# DATASET SECTION
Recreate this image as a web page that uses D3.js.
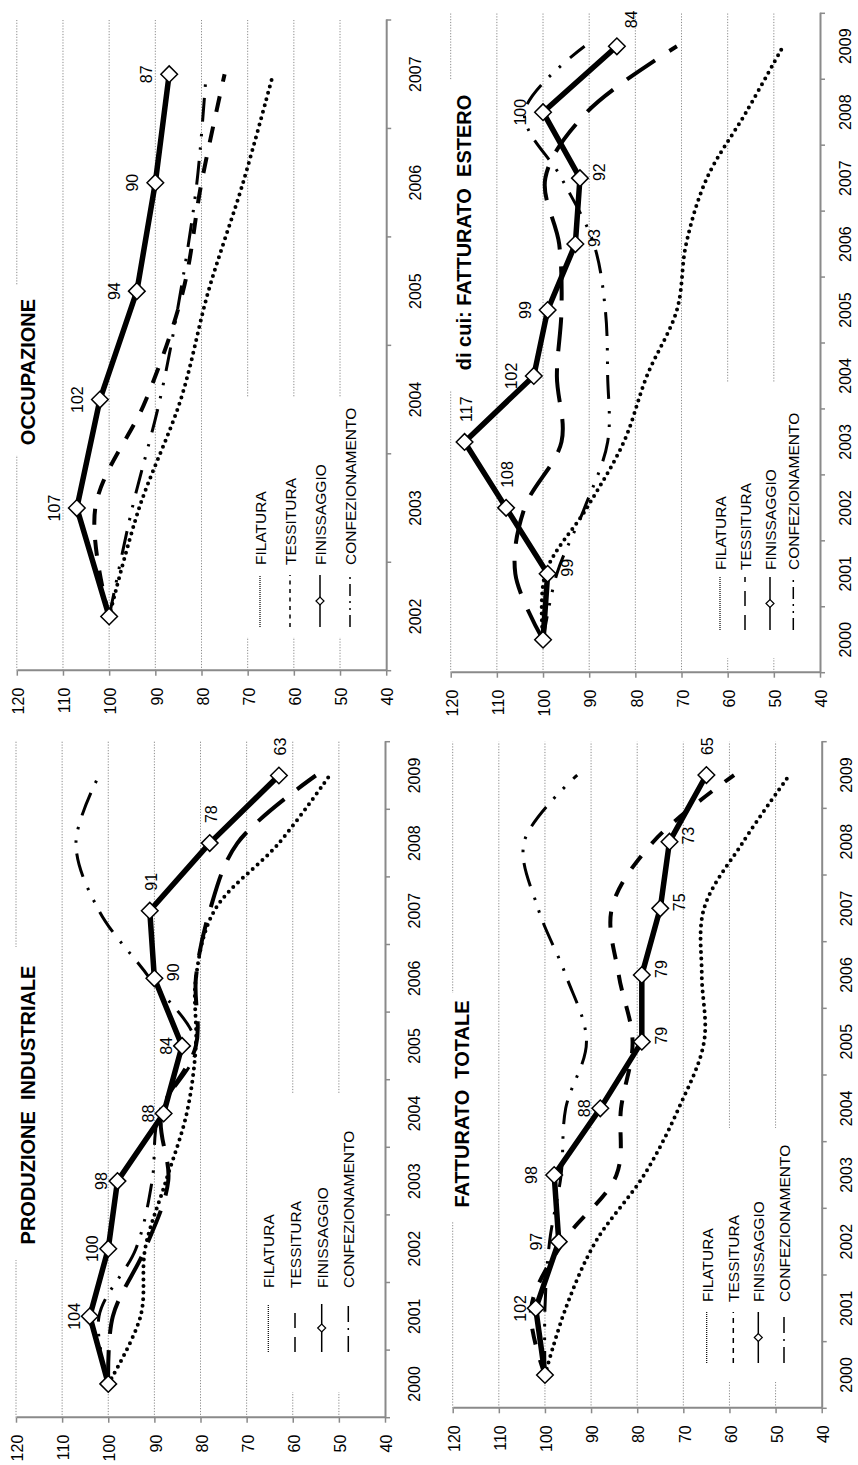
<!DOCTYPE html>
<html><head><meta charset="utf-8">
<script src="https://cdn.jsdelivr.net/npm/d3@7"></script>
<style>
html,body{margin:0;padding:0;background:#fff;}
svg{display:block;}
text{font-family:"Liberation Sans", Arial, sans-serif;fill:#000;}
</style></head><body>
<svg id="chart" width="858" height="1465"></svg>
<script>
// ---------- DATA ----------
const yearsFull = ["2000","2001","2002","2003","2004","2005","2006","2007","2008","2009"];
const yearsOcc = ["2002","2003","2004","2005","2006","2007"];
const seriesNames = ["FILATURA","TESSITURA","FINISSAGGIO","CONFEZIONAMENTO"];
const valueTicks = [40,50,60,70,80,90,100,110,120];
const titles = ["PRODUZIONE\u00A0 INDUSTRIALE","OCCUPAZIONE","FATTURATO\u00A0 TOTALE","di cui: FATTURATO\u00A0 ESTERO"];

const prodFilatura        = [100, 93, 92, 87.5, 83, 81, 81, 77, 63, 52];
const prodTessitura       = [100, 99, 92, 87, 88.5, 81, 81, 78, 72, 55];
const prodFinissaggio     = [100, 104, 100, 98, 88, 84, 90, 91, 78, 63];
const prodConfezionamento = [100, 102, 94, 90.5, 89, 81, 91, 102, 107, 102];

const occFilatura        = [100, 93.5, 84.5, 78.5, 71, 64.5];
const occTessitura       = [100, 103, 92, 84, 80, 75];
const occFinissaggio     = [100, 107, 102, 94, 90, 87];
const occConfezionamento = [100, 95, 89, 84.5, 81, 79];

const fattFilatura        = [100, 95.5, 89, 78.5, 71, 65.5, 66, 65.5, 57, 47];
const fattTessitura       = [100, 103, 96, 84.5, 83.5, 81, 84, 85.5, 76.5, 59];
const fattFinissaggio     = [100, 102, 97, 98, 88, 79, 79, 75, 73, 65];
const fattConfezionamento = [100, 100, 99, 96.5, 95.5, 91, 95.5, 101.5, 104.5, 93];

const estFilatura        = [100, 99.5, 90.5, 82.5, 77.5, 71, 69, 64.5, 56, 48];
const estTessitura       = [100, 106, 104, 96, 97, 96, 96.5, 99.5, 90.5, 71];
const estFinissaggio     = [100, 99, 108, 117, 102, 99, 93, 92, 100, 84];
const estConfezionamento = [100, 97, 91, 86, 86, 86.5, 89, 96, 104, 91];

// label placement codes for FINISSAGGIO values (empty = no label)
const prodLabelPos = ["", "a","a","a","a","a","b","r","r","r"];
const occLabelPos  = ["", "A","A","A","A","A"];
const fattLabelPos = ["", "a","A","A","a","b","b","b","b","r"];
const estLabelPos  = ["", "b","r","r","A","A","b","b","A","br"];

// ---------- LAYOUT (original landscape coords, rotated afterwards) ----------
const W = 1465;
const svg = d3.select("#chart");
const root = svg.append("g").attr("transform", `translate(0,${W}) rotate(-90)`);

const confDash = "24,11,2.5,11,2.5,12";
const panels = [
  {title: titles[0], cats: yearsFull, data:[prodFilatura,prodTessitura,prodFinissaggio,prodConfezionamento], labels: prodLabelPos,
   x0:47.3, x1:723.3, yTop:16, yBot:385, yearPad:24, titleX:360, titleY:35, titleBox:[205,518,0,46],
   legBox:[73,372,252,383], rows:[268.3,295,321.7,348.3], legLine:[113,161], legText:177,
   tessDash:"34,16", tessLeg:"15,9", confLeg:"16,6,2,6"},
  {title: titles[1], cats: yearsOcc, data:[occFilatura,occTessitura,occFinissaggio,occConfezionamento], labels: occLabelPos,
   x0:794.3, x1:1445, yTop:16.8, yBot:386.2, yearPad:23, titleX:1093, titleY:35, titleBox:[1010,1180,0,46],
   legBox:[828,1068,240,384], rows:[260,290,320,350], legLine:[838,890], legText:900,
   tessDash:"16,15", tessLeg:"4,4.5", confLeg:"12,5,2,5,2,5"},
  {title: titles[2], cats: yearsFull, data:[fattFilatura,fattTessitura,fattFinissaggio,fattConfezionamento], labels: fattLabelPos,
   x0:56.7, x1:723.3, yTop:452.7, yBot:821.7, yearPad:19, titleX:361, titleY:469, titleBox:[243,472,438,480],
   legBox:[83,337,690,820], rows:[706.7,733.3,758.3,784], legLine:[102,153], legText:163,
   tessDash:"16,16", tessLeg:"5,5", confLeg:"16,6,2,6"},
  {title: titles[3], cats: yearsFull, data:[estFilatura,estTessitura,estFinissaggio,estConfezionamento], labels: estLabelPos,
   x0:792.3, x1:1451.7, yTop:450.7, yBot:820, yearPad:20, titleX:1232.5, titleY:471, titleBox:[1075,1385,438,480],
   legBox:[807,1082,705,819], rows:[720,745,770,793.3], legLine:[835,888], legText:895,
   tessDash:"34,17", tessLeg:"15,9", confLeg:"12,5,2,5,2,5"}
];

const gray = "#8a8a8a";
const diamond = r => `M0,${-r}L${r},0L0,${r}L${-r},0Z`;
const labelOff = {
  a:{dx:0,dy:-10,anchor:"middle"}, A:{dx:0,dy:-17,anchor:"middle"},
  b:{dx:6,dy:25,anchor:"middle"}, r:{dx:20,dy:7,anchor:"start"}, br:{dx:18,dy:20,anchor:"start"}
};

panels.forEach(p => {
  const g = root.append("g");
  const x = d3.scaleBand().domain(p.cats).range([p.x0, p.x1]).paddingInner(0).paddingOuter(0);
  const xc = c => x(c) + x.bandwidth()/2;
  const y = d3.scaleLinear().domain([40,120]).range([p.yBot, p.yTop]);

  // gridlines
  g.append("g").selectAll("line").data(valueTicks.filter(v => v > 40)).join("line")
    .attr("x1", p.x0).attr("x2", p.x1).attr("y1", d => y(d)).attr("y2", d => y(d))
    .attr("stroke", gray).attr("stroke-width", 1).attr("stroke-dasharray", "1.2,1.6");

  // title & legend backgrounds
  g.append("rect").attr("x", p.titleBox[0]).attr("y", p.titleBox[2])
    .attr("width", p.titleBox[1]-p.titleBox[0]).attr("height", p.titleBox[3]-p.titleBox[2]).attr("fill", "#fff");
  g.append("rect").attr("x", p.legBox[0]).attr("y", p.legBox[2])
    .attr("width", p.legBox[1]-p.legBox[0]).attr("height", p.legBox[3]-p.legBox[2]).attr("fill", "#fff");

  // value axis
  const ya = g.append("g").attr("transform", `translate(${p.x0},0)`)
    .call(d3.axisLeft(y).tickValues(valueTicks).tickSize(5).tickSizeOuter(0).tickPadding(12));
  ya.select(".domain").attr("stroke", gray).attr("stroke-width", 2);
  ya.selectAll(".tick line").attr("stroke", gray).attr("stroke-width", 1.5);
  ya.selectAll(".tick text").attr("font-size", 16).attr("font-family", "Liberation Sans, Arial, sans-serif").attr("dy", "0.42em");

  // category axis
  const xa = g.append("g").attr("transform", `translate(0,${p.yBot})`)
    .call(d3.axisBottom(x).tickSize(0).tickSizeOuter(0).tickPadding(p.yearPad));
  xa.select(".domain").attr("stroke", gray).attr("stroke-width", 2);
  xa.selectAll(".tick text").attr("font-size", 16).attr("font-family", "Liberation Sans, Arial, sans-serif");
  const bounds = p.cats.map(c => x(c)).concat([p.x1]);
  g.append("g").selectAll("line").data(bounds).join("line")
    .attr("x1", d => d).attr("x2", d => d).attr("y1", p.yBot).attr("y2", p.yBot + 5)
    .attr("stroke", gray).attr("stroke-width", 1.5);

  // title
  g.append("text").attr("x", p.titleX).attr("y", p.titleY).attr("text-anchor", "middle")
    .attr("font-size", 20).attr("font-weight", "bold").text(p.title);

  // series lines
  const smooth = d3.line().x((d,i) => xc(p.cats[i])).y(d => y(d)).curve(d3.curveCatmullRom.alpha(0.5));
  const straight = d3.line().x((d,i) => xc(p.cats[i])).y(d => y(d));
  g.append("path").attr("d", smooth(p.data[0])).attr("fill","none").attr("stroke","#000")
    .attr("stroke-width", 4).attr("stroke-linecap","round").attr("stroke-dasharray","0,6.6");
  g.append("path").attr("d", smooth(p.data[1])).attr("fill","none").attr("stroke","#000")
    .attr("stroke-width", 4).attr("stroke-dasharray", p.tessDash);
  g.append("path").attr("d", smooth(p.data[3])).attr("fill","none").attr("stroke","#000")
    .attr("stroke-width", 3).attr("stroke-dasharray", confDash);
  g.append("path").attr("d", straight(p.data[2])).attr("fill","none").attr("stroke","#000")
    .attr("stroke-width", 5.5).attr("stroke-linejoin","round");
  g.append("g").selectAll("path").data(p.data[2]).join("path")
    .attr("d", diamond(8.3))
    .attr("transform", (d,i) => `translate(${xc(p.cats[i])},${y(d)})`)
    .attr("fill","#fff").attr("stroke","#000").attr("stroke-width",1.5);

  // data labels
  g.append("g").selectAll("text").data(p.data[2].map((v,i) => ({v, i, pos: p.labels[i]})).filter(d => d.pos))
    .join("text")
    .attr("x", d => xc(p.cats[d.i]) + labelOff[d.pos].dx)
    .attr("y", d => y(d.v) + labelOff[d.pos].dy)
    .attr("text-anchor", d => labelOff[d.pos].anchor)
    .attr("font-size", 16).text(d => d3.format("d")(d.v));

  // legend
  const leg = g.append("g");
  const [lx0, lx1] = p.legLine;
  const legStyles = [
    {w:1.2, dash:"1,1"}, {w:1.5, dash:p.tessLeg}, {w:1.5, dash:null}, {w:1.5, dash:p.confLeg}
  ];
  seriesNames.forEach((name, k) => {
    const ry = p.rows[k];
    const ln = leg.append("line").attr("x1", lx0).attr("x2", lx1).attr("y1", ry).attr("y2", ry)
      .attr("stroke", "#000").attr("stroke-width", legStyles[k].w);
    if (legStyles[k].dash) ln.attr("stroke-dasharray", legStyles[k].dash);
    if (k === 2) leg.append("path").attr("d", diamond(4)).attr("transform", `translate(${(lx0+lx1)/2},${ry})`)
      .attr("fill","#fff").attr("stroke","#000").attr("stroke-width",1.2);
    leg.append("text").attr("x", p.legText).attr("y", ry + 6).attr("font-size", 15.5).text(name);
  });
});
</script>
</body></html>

# DESCRIPTION OF THE TASK
Pictures stay out. Repeat only the lines from the beginning of the data through the line that has "102, 107, 102];".

# WRITTEN REPLY
Recreate this image as a web page that uses D3.js.
<!DOCTYPE html>
<html><head><meta charset="utf-8">
<script src="https://cdn.jsdelivr.net/npm/d3@7"></script>
<style>
html,body{margin:0;padding:0;background:#fff;}
svg{display:block;}
text{font-family:"Liberation Sans", Arial, sans-serif;fill:#000;}
</style></head><body>
<svg id="chart" width="858" height="1465"></svg>
<script>
// ---------- DATA ----------
const yearsFull = ["2000","2001","2002","2003","2004","2005","2006","2007","2008","2009"];
const yearsOcc = ["2002","2003","2004","2005","2006","2007"];
const seriesNames = ["FILATURA","TESSITURA","FINISSAGGIO","CONFEZIONAMENTO"];
const valueTicks = [40,50,60,70,80,90,100,110,120];
const titles = ["PRODUZIONE\u00A0 INDUSTRIALE","OCCUPAZIONE","FATTURATO\u00A0 TOTALE","di cui: FATTURATO\u00A0 ESTERO"];

const prodFilatura        = [100, 93, 92, 87.5, 83, 81, 81, 77, 63, 52];
const prodTessitura       = [100, 99, 92, 87, 88.5, 81, 81, 78, 72, 55];
const prodFinissaggio     = [100, 104, 100, 98, 88, 84, 90, 91, 78, 63];
const prodConfezionamento = [100, 102, 94, 90.5, 89, 81, 91, 102, 107, 102];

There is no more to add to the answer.